**EXERCISE AIM**.
Single out each line with the word "React" and copy it.

**DATA FOR THIS EXERCISE**.
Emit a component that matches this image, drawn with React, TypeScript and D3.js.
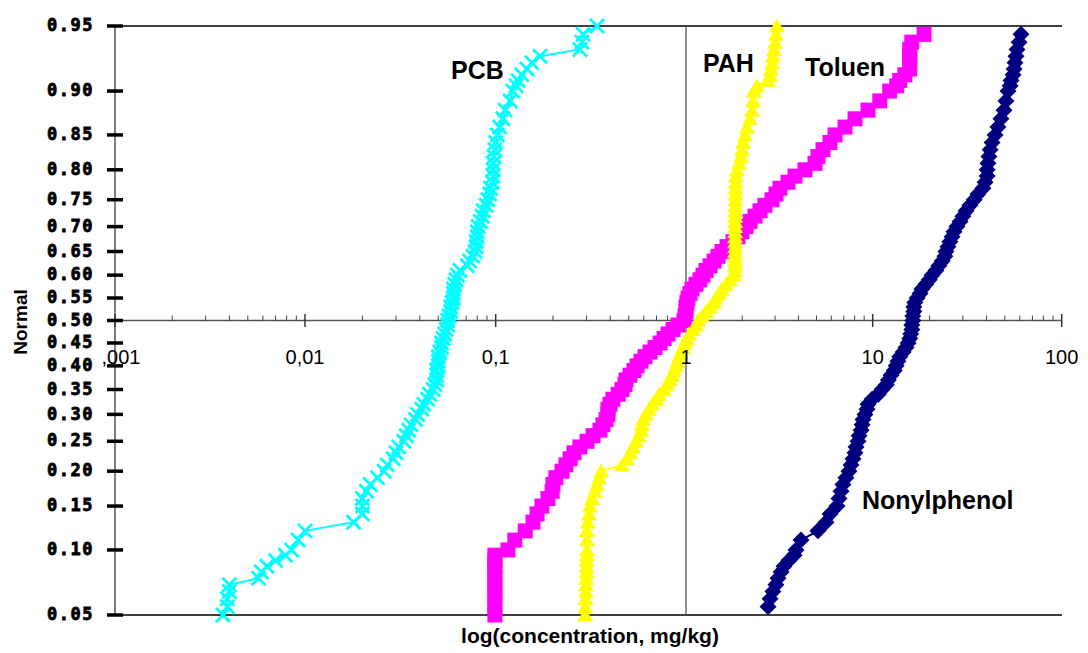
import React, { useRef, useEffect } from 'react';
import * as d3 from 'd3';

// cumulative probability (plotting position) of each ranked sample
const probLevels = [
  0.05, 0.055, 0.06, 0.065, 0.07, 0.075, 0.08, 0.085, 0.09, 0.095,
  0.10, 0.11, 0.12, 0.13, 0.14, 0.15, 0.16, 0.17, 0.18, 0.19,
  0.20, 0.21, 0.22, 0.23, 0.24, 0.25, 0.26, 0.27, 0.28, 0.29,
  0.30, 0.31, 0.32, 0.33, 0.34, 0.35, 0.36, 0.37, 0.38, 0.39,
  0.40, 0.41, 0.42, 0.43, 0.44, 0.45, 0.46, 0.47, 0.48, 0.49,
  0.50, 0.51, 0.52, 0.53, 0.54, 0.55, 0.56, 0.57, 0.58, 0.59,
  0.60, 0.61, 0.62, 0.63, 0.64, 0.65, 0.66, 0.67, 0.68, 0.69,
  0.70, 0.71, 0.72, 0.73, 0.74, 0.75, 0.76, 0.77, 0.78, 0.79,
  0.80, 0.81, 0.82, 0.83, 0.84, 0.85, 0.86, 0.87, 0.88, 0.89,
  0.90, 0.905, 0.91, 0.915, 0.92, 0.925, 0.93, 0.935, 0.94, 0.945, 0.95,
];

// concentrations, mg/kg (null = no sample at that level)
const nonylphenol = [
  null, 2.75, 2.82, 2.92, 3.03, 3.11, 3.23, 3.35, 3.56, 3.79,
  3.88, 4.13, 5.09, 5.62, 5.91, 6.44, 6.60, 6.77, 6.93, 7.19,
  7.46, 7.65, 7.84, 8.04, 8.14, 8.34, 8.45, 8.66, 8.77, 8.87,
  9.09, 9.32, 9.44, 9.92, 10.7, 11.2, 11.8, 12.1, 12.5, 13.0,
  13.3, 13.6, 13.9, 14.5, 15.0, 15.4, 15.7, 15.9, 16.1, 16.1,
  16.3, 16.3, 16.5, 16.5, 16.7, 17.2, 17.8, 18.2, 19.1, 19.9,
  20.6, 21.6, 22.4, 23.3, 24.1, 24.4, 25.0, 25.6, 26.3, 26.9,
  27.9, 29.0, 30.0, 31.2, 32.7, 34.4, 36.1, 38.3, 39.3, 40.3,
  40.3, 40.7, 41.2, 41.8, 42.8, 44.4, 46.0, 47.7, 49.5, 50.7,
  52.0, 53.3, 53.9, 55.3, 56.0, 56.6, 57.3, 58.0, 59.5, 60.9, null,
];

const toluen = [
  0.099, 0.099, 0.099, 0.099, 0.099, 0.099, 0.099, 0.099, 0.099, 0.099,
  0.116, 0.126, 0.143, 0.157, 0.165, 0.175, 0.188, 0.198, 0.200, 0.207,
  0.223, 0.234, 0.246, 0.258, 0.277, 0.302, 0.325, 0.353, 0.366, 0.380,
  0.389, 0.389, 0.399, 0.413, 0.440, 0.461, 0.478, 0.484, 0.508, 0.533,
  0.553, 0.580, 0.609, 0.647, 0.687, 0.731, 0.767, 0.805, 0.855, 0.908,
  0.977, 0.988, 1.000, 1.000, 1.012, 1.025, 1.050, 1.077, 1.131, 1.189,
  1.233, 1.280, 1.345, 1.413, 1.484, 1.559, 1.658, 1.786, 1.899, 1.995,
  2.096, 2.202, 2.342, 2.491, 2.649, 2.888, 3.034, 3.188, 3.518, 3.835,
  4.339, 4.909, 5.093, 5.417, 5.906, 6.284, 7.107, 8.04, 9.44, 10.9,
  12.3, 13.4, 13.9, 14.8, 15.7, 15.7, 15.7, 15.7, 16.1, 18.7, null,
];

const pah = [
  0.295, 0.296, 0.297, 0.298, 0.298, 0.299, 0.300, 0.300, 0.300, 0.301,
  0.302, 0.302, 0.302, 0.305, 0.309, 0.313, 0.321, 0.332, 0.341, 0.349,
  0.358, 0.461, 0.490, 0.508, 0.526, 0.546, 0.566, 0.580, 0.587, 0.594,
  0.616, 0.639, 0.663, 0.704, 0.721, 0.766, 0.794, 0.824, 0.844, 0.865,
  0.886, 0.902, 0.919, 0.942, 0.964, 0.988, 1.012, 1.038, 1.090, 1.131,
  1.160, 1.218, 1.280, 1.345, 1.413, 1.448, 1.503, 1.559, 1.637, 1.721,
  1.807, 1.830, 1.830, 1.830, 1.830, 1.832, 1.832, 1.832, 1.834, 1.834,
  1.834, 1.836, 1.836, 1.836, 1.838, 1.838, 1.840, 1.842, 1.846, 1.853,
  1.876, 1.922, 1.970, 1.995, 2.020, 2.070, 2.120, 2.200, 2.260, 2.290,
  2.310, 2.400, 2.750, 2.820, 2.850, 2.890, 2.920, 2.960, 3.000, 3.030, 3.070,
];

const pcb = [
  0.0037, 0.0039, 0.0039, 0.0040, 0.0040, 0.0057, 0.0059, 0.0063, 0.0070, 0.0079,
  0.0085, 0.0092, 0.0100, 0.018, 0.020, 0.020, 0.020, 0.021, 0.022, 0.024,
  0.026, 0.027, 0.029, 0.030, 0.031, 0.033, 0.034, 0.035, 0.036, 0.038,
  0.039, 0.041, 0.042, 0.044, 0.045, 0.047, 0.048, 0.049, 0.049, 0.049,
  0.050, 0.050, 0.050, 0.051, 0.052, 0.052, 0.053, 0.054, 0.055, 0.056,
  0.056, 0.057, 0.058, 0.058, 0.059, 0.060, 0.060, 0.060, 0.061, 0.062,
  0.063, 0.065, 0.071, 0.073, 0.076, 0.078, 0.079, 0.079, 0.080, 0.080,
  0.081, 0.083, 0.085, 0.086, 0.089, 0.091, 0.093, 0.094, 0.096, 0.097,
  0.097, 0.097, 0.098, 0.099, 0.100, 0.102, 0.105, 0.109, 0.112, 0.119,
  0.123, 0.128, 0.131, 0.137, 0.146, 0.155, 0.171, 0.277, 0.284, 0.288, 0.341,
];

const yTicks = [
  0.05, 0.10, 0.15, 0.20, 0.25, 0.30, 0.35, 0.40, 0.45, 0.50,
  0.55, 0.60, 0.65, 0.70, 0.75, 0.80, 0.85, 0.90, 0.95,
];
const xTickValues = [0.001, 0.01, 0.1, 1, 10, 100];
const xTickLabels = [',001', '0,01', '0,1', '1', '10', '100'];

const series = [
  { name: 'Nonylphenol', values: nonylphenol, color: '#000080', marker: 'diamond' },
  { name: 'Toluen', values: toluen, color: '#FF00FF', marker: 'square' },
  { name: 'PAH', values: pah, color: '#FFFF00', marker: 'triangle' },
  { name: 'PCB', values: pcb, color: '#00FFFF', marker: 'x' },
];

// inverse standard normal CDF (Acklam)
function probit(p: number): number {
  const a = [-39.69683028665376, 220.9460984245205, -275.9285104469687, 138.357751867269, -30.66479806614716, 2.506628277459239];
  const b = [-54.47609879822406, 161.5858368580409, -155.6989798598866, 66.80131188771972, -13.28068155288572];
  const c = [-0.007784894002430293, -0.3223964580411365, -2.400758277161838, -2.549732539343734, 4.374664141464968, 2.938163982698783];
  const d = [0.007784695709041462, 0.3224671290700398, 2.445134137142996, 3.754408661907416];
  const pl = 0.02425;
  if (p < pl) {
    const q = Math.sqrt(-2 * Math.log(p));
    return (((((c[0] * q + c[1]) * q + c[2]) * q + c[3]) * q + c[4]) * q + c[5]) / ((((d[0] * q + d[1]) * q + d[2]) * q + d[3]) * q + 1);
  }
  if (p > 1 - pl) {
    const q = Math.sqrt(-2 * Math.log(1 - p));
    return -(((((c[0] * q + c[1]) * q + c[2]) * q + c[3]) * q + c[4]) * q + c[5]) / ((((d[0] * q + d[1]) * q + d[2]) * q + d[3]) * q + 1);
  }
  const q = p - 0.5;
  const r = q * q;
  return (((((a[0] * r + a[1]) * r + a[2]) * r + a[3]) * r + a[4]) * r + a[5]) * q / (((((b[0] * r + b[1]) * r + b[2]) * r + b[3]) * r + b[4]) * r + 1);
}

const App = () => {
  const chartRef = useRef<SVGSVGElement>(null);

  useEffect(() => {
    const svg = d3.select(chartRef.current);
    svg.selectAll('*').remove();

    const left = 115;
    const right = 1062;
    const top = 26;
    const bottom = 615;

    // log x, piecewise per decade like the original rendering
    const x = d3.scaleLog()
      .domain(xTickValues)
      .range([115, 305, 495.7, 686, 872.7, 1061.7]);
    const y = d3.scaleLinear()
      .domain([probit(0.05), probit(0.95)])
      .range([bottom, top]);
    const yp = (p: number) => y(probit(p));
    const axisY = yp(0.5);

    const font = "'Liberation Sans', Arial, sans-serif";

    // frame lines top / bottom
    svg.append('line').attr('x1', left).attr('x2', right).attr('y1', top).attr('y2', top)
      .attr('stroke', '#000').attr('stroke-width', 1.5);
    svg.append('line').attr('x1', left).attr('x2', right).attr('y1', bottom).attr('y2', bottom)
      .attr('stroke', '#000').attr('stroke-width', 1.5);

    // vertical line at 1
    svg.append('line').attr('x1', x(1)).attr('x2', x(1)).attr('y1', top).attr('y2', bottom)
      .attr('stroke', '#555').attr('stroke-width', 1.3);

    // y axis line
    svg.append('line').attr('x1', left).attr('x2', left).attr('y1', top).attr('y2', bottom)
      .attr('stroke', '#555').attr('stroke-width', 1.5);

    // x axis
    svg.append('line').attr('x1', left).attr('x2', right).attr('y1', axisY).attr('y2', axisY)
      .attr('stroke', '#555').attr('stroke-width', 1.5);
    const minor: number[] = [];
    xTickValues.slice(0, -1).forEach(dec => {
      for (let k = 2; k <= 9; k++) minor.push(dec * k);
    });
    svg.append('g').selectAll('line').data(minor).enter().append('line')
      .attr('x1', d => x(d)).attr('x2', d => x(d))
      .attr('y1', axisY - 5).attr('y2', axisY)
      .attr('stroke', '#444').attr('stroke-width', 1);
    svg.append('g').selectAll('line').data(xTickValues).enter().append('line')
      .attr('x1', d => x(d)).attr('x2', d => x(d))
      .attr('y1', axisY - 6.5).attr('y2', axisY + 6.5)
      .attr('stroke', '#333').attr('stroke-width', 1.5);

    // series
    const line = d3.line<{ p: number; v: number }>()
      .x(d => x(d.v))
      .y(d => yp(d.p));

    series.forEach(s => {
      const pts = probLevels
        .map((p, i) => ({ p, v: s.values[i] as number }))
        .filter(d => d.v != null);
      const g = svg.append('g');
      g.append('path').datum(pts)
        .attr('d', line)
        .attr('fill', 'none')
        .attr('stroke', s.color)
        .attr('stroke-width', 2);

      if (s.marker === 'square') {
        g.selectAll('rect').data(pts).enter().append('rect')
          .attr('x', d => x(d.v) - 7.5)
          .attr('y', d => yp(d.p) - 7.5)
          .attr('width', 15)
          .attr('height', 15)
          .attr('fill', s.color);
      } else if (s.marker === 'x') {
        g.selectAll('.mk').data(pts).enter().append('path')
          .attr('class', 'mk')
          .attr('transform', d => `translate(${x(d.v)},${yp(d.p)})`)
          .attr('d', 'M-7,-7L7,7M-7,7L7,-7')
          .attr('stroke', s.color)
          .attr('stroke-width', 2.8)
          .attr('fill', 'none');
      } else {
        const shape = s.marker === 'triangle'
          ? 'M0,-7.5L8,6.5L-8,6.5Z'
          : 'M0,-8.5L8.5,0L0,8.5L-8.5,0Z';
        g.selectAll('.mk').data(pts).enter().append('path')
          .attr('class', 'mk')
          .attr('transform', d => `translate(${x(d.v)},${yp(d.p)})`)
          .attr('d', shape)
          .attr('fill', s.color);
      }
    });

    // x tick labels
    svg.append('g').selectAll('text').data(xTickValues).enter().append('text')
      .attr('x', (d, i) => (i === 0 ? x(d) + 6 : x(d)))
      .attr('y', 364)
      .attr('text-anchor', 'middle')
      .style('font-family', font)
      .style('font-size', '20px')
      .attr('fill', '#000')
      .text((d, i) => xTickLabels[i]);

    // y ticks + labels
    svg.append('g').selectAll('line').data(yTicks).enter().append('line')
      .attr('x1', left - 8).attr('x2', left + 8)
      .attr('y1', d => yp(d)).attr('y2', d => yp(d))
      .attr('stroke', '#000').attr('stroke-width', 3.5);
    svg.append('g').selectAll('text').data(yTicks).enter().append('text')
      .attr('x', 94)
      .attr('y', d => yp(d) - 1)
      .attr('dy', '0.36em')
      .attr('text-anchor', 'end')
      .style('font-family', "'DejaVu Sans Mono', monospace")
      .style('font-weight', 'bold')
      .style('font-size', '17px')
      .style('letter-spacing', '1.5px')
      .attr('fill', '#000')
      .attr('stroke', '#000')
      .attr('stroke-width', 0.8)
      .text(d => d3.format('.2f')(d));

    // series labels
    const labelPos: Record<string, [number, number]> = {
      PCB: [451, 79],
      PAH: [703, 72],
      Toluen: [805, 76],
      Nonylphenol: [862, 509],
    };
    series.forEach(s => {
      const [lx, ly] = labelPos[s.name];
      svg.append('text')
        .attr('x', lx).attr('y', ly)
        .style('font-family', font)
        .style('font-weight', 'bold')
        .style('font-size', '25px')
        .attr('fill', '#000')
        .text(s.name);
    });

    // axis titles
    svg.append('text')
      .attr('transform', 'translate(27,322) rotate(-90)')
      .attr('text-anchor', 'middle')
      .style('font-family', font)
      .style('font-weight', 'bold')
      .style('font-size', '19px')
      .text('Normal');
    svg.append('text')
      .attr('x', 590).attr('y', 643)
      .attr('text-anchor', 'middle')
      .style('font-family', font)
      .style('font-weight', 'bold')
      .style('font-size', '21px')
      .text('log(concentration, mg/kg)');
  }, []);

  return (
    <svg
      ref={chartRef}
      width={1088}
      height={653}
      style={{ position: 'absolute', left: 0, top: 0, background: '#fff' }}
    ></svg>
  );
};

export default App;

---

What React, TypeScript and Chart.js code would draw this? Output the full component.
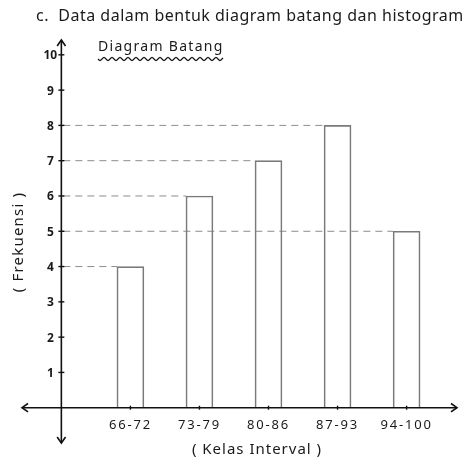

--

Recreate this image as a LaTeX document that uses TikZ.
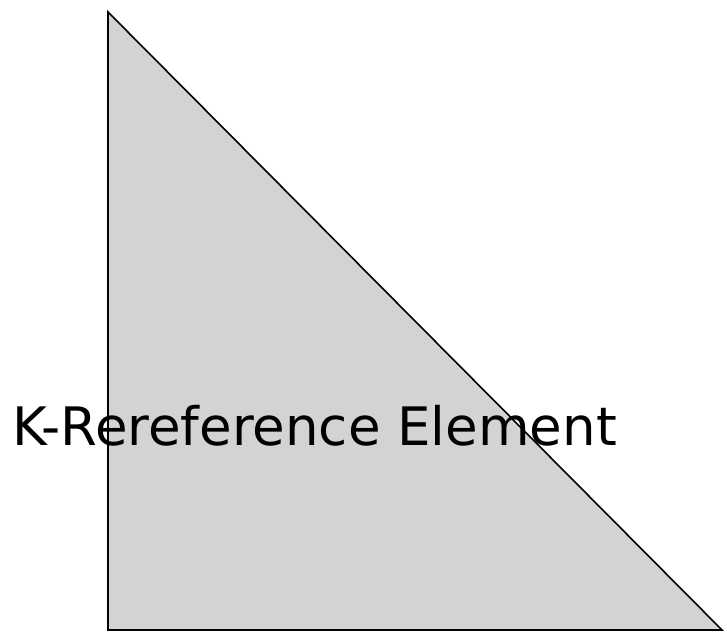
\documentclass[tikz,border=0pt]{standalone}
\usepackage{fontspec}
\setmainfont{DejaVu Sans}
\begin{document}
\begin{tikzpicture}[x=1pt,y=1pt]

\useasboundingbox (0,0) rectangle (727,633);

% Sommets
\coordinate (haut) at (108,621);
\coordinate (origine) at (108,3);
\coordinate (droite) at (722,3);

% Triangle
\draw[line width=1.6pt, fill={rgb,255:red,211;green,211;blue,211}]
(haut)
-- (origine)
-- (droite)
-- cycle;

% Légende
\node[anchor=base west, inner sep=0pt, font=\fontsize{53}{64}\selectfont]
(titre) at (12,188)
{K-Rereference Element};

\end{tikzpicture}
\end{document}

**RESULT FOR THIS EXERCISE**.
Emit a component that matches this image, drawn with React, TypeScript and D3.js.
import React, { useRef, useEffect } from 'react';
What React, TypeScript and Chart.js code would draw this? Output the full component.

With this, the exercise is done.